** Start Data lines **

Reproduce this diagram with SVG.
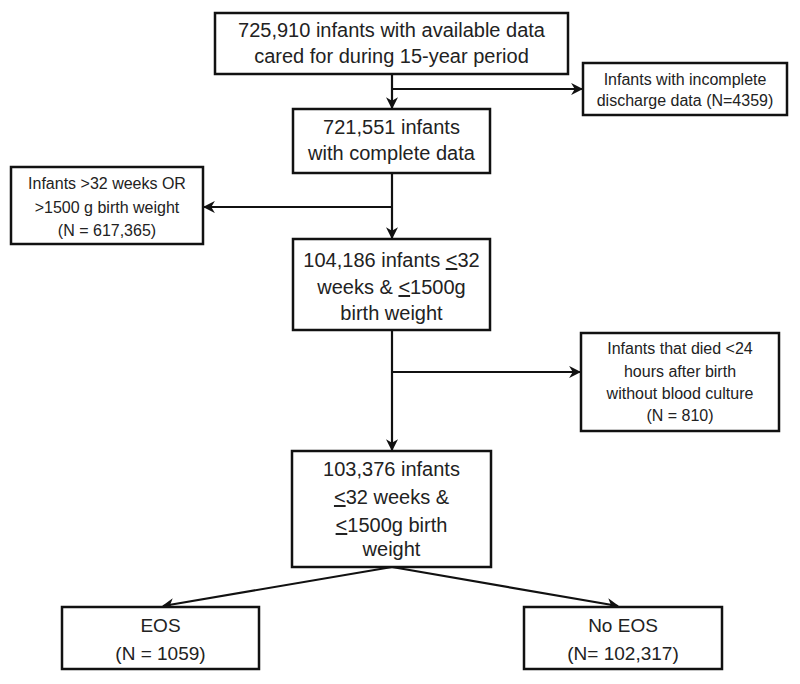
<svg xmlns="http://www.w3.org/2000/svg" width="800" height="684" viewBox="0 0 800 684">
  <defs>
    <marker id="arr" viewBox="0 0 10 10" refX="9" refY="5" markerWidth="5.5" markerHeight="5.5" orient="auto" markerUnits="strokeWidth">
      <path d="M0,0 L10,5 L0,10 L3,5 z" fill="#111"/>
    </marker>
    <style>
      rect.box { fill: #fff; stroke: #111; stroke-width: 2.5; }
      text { font-family: "Liberation Sans", Arial, sans-serif; fill: #222; text-anchor: middle; }
      .big { font-size: 20px; }
      .small { font-size: 16px; }
      .mid { font-size: 19px; }
      .conn line, .conn path { stroke: #111; stroke-width: 2.2; fill: none; }
      .u { text-decoration: underline; }
    </style>
  </defs>
  <rect width="800" height="684" fill="#fff"/>

  <g class="conn" id="connectors">
    <line x1="392" y1="74" x2="392" y2="108" marker-end="url(#arr)"/>
    <line x1="392" y1="89" x2="582" y2="89" marker-end="url(#arr)"/>
    <line x1="392" y1="173" x2="392" y2="238" marker-end="url(#arr)"/>
    <line x1="392" y1="207" x2="204" y2="207" marker-end="url(#arr)"/>
    <line x1="392" y1="330" x2="392" y2="450" marker-end="url(#arr)"/>
    <line x1="392" y1="372" x2="580" y2="372" marker-end="url(#arr)"/>
    <line x1="392" y1="567" x2="163" y2="606" marker-end="url(#arr)"/>
    <line x1="392" y1="567" x2="618" y2="606" marker-end="url(#arr)"/>
  </g>

  <g id="n1">
    <rect class="box" x="215" y="13" width="353" height="61"/>
    <text class="big" x="391.5" y="37">725,910 infants with available data</text>
    <text class="big" x="391.5" y="63">cared for during 15-year period</text>
  </g>

  <g id="n_incomplete">
    <rect class="box" x="583" y="63" width="204" height="52"/>
    <text class="small" x="685" y="85">Infants with incomplete</text>
    <text class="small" x="685" y="106">discharge data (N=4359)</text>
  </g>

  <g id="n2">
    <rect class="box" x="293" y="109" width="197" height="64"/>
    <text class="big" x="391.5" y="134">721,551 infants</text>
    <text class="big" x="391.5" y="160">with complete data</text>
  </g>

  <g id="n_excluded">
    <rect class="box" x="11" y="167" width="192" height="77"/>
    <text class="small" x="107" y="189">Infants &gt;32 weeks OR</text>
    <text class="small" x="107" y="213">&gt;1500 g birth weight</text>
    <text class="small" x="107" y="236">(N = 617,365)</text>
  </g>

  <g id="n3">
    <rect class="box" x="293" y="239" width="197" height="91"/>
    <text class="big" x="391.5" y="267">104,186 infants <tspan class="u">&lt;</tspan>32</text>
    <text class="big" x="391.5" y="294">weeks &amp; <tspan class="u">&lt;</tspan>1500g</text>
    <text class="big" x="391.5" y="320">birth weight</text>
  </g>

  <g id="n_died">
    <rect class="box" x="581" y="333" width="198" height="98"/>
    <text class="small" x="680" y="354">Infants that died &lt;24</text>
    <text class="small" x="680" y="377">hours after birth</text>
    <text class="small" x="680" y="399">without blood culture</text>
    <text class="small" x="680" y="421">(N = 810)</text>
  </g>

  <g id="n4">
    <rect class="box" x="292" y="451" width="199" height="116"/>
    <text class="big" x="391.5" y="476">103,376 infants</text>
    <text class="big" x="391.5" y="504"><tspan class="u">&lt;</tspan>32 weeks &amp;</text>
    <text class="big" x="391.5" y="532"><tspan class="u">&lt;</tspan>1500g birth</text>
    <text class="big" x="391.5" y="556">weight</text>
  </g>

  <g id="n_eos">
    <rect class="box" x="62" y="607" width="197" height="62"/>
    <text class="mid" x="160.5" y="632">EOS</text>
    <text class="mid" x="160.5" y="660">(N = 1059)</text>
  </g>

  <g id="n_noeos">
    <rect class="box" x="524" y="607" width="198" height="62"/>
    <text class="mid" x="623" y="632">No EOS</text>
    <text class="mid" x="623" y="660">(N= 102,317)</text>
  </g>
</svg>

** End Data lines **

## Task brief
Copy out all of the data word for word. Do not carry over any picture.

## Reply to the task
Reproduce this diagram with SVG.
<svg xmlns="http://www.w3.org/2000/svg" width="800" height="684" viewBox="0 0 800 684">
  <defs>
    <marker id="arr" viewBox="0 0 10 10" refX="9" refY="5" markerWidth="5.5" markerHeight="5.5" orient="auto" markerUnits="strokeWidth">
      <path d="M0,0 L10,5 L0,10 L3,5 z" fill="#111"/>
    </marker>
    <style>
      rect.box { fill: #fff; stroke: #111; stroke-width: 2.5; }
      text { font-family: "Liberation Sans", Arial, sans-serif; fill: #222; text-anchor: middle; }
      .big { font-size: 20px; }
      .small { font-size: 16px; }
      .mid { font-size: 19px; }
      .conn line, .conn path { stroke: #111; stroke-width: 2.2; fill: none; }
      .u { text-decoration: underline; }
    </style>
  </defs>
  <rect width="800" height="684" fill="#fff"/>

  <g class="conn" id="connectors">
    <line x1="392" y1="74" x2="392" y2="108" marker-end="url(#arr)"/>
    <line x1="392" y1="89" x2="582" y2="89" marker-end="url(#arr)"/>
    <line x1="392" y1="173" x2="392" y2="238" marker-end="url(#arr)"/>
    <line x1="392" y1="207" x2="204" y2="207" marker-end="url(#arr)"/>
    <line x1="392" y1="330" x2="392" y2="450" marker-end="url(#arr)"/>
    <line x1="392" y1="372" x2="580" y2="372" marker-end="url(#arr)"/>
    <line x1="392" y1="567" x2="163" y2="606" marker-end="url(#arr)"/>
    <line x1="392" y1="567" x2="618" y2="606" marker-end="url(#arr)"/>
  </g>

  <g id="n1">
    <rect class="box" x="215" y="13" width="353" height="61"/>
    <text class="big" x="391.5" y="37">725,910 infants with available data</text>
    <text class="big" x="391.5" y="63">cared for during 15-year period</text>
  </g>

  <g id="n_incomplete">
    <rect class="box" x="583" y="63" width="204" height="52"/>
    <text class="small" x="685" y="85">Infants with incomplete</text>
    <text class="small" x="685" y="106">discharge data (N=4359)</text>
  </g>

  <g id="n2">
    <rect class="box" x="293" y="109" width="197" height="64"/>
    <text class="big" x="391.5" y="134">721,551 infants</text>
    <text class="big" x="391.5" y="160">with complete data</text>
  </g>

  <g id="n_excluded">
    <rect class="box" x="11" y="167" width="192" height="77"/>
    <text class="small" x="107" y="189">Infants &gt;32 weeks OR</text>
    <text class="small" x="107" y="213">&gt;1500 g birth weight</text>
    <text class="small" x="107" y="236">(N = 617,365)</text>
  </g>

  <g id="n3">
    <rect class="box" x="293" y="239" width="197" height="91"/>
    <text class="big" x="391.5" y="267">104,186 infants <tspan class="u">&lt;</tspan>32</text>
    <text class="big" x="391.5" y="294">weeks &amp; <tspan class="u">&lt;</tspan>1500g</text>
    <text class="big" x="391.5" y="320">birth weight</text>
  </g>

  <g id="n_died">
    <rect class="box" x="581" y="333" width="198" height="98"/>
    <text class="small" x="680" y="354">Infants that died &lt;24</text>
    <text class="small" x="680" y="377">hours after birth</text>
    <text class="small" x="680" y="399">without blood culture</text>
    <text class="small" x="680" y="421">(N = 810)</text>
  </g>

  <g id="n4">
    <rect class="box" x="292" y="451" width="199" height="116"/>
    <text class="big" x="391.5" y="476">103,376 infants</text>
    <text class="big" x="391.5" y="504"><tspan class="u">&lt;</tspan>32 weeks &amp;</text>
    <text class="big" x="391.5" y="532"><tspan class="u">&lt;</tspan>1500g birth</text>
    <text class="big" x="391.5" y="556">weight</text>
  </g>

  <g id="n_eos">
    <rect class="box" x="62" y="607" width="197" height="62"/>
    <text class="mid" x="160.5" y="632">EOS</text>
    <text class="mid" x="160.5" y="660">(N = 1059)</text>
  </g>

  <g id="n_noeos">
    <rect class="box" x="524" y="607" width="198" height="62"/>
    <text class="mid" x="623" y="632">No EOS</text>
    <text class="mid" x="623" y="660">(N= 102,317)</text>
  </g>
</svg>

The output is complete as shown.